THE PROBLEM:
Repeat, exactly and only, the lines from the beginning of the data through the line with "0.750, 0.775, 0.800]". Pictures are left out.

++++ GIVEN MATERIAL ++++

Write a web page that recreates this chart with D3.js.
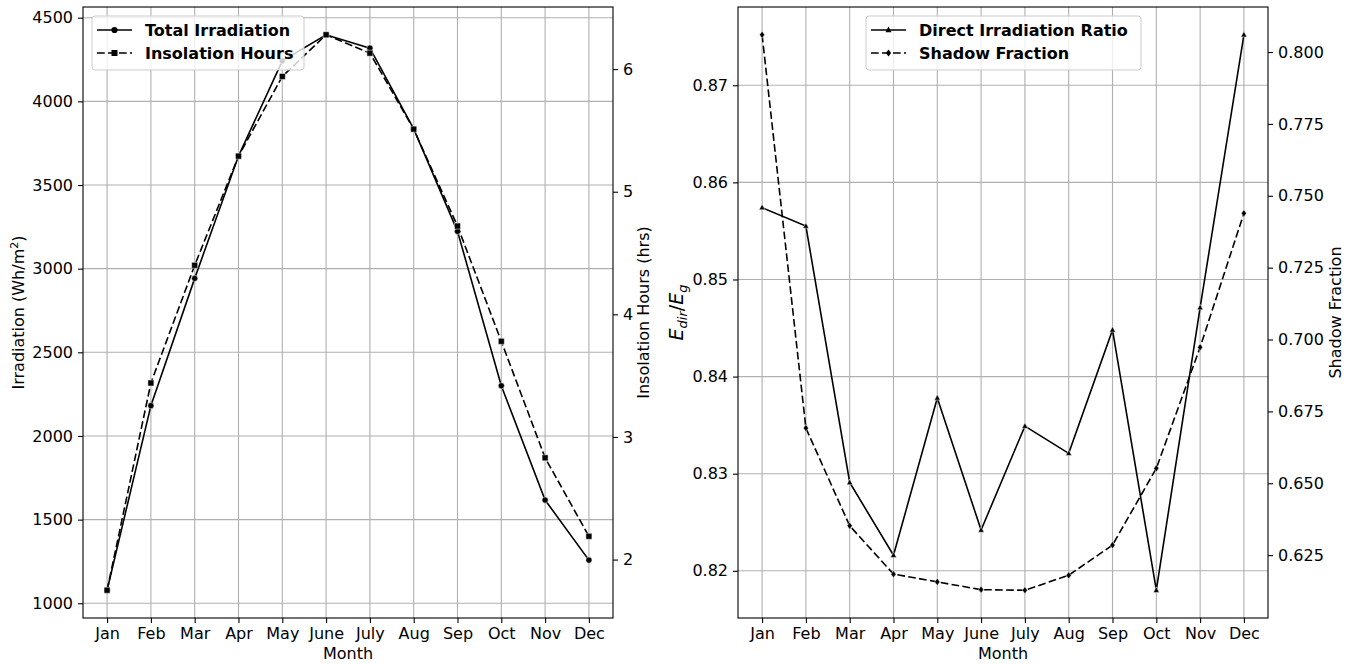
<!DOCTYPE html>
<html>
<head>
<meta charset="utf-8">
<script src="https://cdn.jsdelivr.net/npm/d3@7"></script>
<style>
  body { margin: 0; background: white; }
  text { font-family: "DejaVu Sans", sans-serif; fill: #000; }
</style>
</head>
<body>
<svg id="chart" width="1355" height="664"></svg>
<script>
// Data
const months = ['Jan','Feb','Mar','Apr','May','June','July','Aug','Sep','Oct','Nov','Dec']
const totalIrradiation = [1078, 2181, 2942, 3673, 4242, 4398, 4318, 3835, 3223, 2300, 1617, 1258]
const insolationHours = [1.75, 3.44, 4.40, 5.29, 5.94, 6.28, 6.13, 5.51, 4.72, 3.78, 2.83, 2.19]
const directRatio = [0.8574, 0.8555, 0.8291, 0.8216, 0.8378, 0.8242, 0.8349, 0.8321, 0.8448, 0.8180, 0.8471, 0.8752]
const shadowFraction = [0.8060, 0.6692, 0.6352, 0.6184, 0.6157, 0.6130, 0.6128, 0.6180, 0.6285, 0.6552, 0.6973, 0.7439]

// Tick labels
const irrTicks = [1000, 1500, 2000, 2500, 3000, 3500, 4000, 4500]
const hourTicks = [2, 3, 4, 5, 6]
const ratioTicks = [0.82, 0.83, 0.84, 0.85, 0.86, 0.87]
const shadowTicks = [0.625, 0.650, 0.675, 0.700, 0.725, 0.750, 0.775, 0.800]

const svg = d3.select('#chart')
const top_y = 7, bottom_y = 618
const fs = 16

// matplotlib style 5% margins
function padded(vals) {
  let lo = d3.min(vals), hi = d3.max(vals), m = (hi - lo) * 0.05
  return [lo - m, hi + m]
}

function markerPath(kind) {
  if (kind == 'circle') return d3.symbol().type(d3.symbolCircle).size(30)()
  if (kind == 'square') return 'M-3,-3H3V3H-3Z'
  if (kind == 'triangle') return 'M0,-3.4L3,2.2H-3Z'
  if (kind == 'diamond') return 'M0,-3.6L2.6,0L0,3.6L-2.6,0Z'
}

function panel(opt) {
  let g = svg.append('g')
  let x = d3.scaleLinear().domain([-0.55, 11.55]).range([opt.x0, opt.x1])
  let yL = d3.scaleLinear().domain(padded(opt.left.data)).range([bottom_y, top_y])
  let yR = d3.scaleLinear().domain(padded(opt.right.data)).range([bottom_y, top_y])

  // Grid
  g.append('g').selectAll('line').data(months).enter().append('line')
  .attr('x1', (d,i)=>x(i)).attr('x2', (d,i)=>x(i))
  .attr('y1', top_y).attr('y2', bottom_y)
  .attr('stroke', '#b0b0b0').attr('stroke-width', 1.1)
  g.append('g').selectAll('line').data(opt.left.ticks).enter().append('line')
  .attr('x1', opt.x0).attr('x2', opt.x1)
  .attr('y1', d=>yL(d)).attr('y2', d=>yL(d))
  .attr('stroke', '#b0b0b0').attr('stroke-width', 1.1)

  // Axes
  let ax = g.append('g').attr('transform', `translate(0,${bottom_y})`)
  .call(d3.axisBottom(x).tickValues(d3.range(12)).tickFormat(i=>months[i]).tickSize(5).tickPadding(5))
  let axL = g.append('g').attr('transform', `translate(${opt.x0},0)`)
  .call(d3.axisLeft(yL).tickValues(opt.left.ticks).tickFormat(opt.left.fmt).tickSize(5).tickPadding(5))
  let axR = g.append('g').attr('transform', `translate(${opt.x1},0)`)
  .call(d3.axisRight(yR).tickValues(opt.right.ticks).tickFormat(opt.right.fmt).tickSize(5).tickPadding(5))
  ;[ax, axL, axR].forEach(a => {
    a.select('.domain').remove()
    a.selectAll('.tick line').attr('stroke', '#000').attr('stroke-width', 1.1)
    a.selectAll('.tick text').attr('font-size', fs).attr('font-family', 'DejaVu Sans').attr('fill', '#000')
  })

  // Frame
  g.append('rect')
  .attr('x', opt.x0).attr('y', top_y)
  .attr('width', opt.x1 - opt.x0).attr('height', bottom_y - top_y)
  .attr('fill', 'none').attr('stroke', '#000').attr('stroke-width', 1.1)

  // Series
  let series = [
    {vals: opt.left.data, y: yL, dash: null, marker: opt.left.marker},
    {vals: opt.right.data, y: yR, dash: '7.7,3.3', marker: opt.right.marker}
  ]
  series.forEach(s => {
    let line = d3.line().x((d,i)=>x(i)).y(d=>s.y(d))
    g.append('path').datum(s.vals)
    .attr('d', line)
    .attr('fill', 'none').attr('stroke', '#000').attr('stroke-width', 1.6)
    .attr('stroke-dasharray', s.dash)
    g.append('g').selectAll('path').data(s.vals).enter().append('path')
    .attr('d', markerPath(s.marker))
    .attr('transform', (d,i)=>`translate(${x(i)},${s.y(d)})`)
    .attr('fill', '#000').attr('stroke', '#fff').attr('stroke-width', 0.5)
  })

  // Axis labels
  let cx = (opt.x0 + opt.x1) / 2, cy = (top_y + bottom_y) / 2
  g.append('text').attr('x', cx).attr('y', 659).attr('text-anchor', 'middle')
  .attr('font-size', fs).text('Month')
  opt.labels(g, cy)

  // Legend
  let lg = g.append('g')
  lg.append('rect')
  .attr('x', opt.legend.x).attr('y', 16).attr('width', opt.legend.w).attr('height', 54)
  .attr('rx', 3).attr('fill', 'white').attr('fill-opacity', 0.8)
  .attr('stroke', '#cccccc').attr('stroke-width', 1)
  ;[[opt.left, null], [opt.right, '7.7,3.3']].forEach((it, k) => {
    let ly = 30 + k * 23, lx = opt.legend.x + 5
    lg.append('line').attr('x1', lx).attr('x2', lx + 35).attr('y1', ly).attr('y2', ly)
    .attr('stroke', '#000').attr('stroke-width', 1.6).attr('stroke-dasharray', it[1])
    lg.append('path').attr('d', markerPath(it[0].marker))
    .attr('transform', `translate(${lx + 17.5},${ly})`).attr('fill', '#000')
    lg.append('text').attr('x', lx + 48).attr('y', ly).attr('dy', '0.35em')
    .attr('font-size', fs).attr('font-weight', 'bold').text(it[0].name)
  })
}

panel({
  x0: 83, x1: 613,
  left: {data: totalIrradiation, ticks: irrTicks, fmt: d3.format('d'), marker: 'circle', name: 'Total Irradiation'},
  right: {data: insolationHours, ticks: hourTicks, fmt: d3.format('d'), marker: 'square', name: 'Insolation Hours'},
  legend: {x: 92, w: 212},
  labels: (g, cy) => {
    let t = g.append('text').attr('transform', `translate(24,${cy}) rotate(-90)`)
    .attr('text-anchor', 'middle').attr('font-size', fs)
    t.append('tspan').text('Irradiation (Wh/m')
    t.append('tspan').attr('font-size', 11).attr('dy', -6).text('2')
    t.append('tspan').attr('dy', 6).text(')')
    g.append('text').attr('transform', `translate(649,${cy}) rotate(-90)`)
    .attr('text-anchor', 'middle').attr('font-size', fs).text('Insolation Hours (hrs)')
  }
})

panel({
  x0: 738, x1: 1268,
  left: {data: directRatio, ticks: ratioTicks, fmt: d3.format('.2f'), marker: 'triangle', name: 'Direct Irradiation Ratio'},
  right: {data: shadowFraction, ticks: shadowTicks, fmt: d3.format('.3f'), marker: 'diamond', name: 'Shadow Fraction'},
  legend: {x: 866, w: 275},
  labels: (g, cy) => {
    let t = g.append('text').attr('transform', `translate(683,${cy}) rotate(-90)`)
    .attr('text-anchor', 'middle').attr('font-size', 19).attr('font-style', 'italic')
    t.append('tspan').text('E')
    t.append('tspan').attr('font-size', 13).attr('dy', 4).text('dir')
    t.append('tspan').attr('dy', -4).attr('font-style', 'normal').text('/')
    t.append('tspan').text('E')
    t.append('tspan').attr('font-size', 13).attr('dy', 4).text('g')
    g.append('text').attr('transform', `translate(1341,${cy}) rotate(-90)`)
    .attr('text-anchor', 'middle').attr('font-size', fs).text('Shadow Fraction')
  }
})
</script>
</body>
</html>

++++

EXERCISE RESPONSE:
Write a web page that recreates this chart with D3.js.
<!DOCTYPE html>
<html>
<head>
<meta charset="utf-8">
<script src="https://cdn.jsdelivr.net/npm/d3@7"></script>
<style>
  body { margin: 0; background: white; }
  text { font-family: "DejaVu Sans", sans-serif; fill: #000; }
</style>
</head>
<body>
<svg id="chart" width="1355" height="664"></svg>
<script>
// Data
const months = ['Jan','Feb','Mar','Apr','May','June','July','Aug','Sep','Oct','Nov','Dec']
const totalIrradiation = [1078, 2181, 2942, 3673, 4242, 4398, 4318, 3835, 3223, 2300, 1617, 1258]
const insolationHours = [1.75, 3.44, 4.40, 5.29, 5.94, 6.28, 6.13, 5.51, 4.72, 3.78, 2.83, 2.19]
const directRatio = [0.8574, 0.8555, 0.8291, 0.8216, 0.8378, 0.8242, 0.8349, 0.8321, 0.8448, 0.8180, 0.8471, 0.8752]
const shadowFraction = [0.8060, 0.6692, 0.6352, 0.6184, 0.6157, 0.6130, 0.6128, 0.6180, 0.6285, 0.6552, 0.6973, 0.7439]

// Tick labels
const irrTicks = [1000, 1500, 2000, 2500, 3000, 3500, 4000, 4500]
const hourTicks = [2, 3, 4, 5, 6]
const ratioTicks = [0.82, 0.83, 0.84, 0.85, 0.86, 0.87]
const shadowTicks = [0.625, 0.650, 0.675, 0.700, 0.725, 0.750, 0.775, 0.800]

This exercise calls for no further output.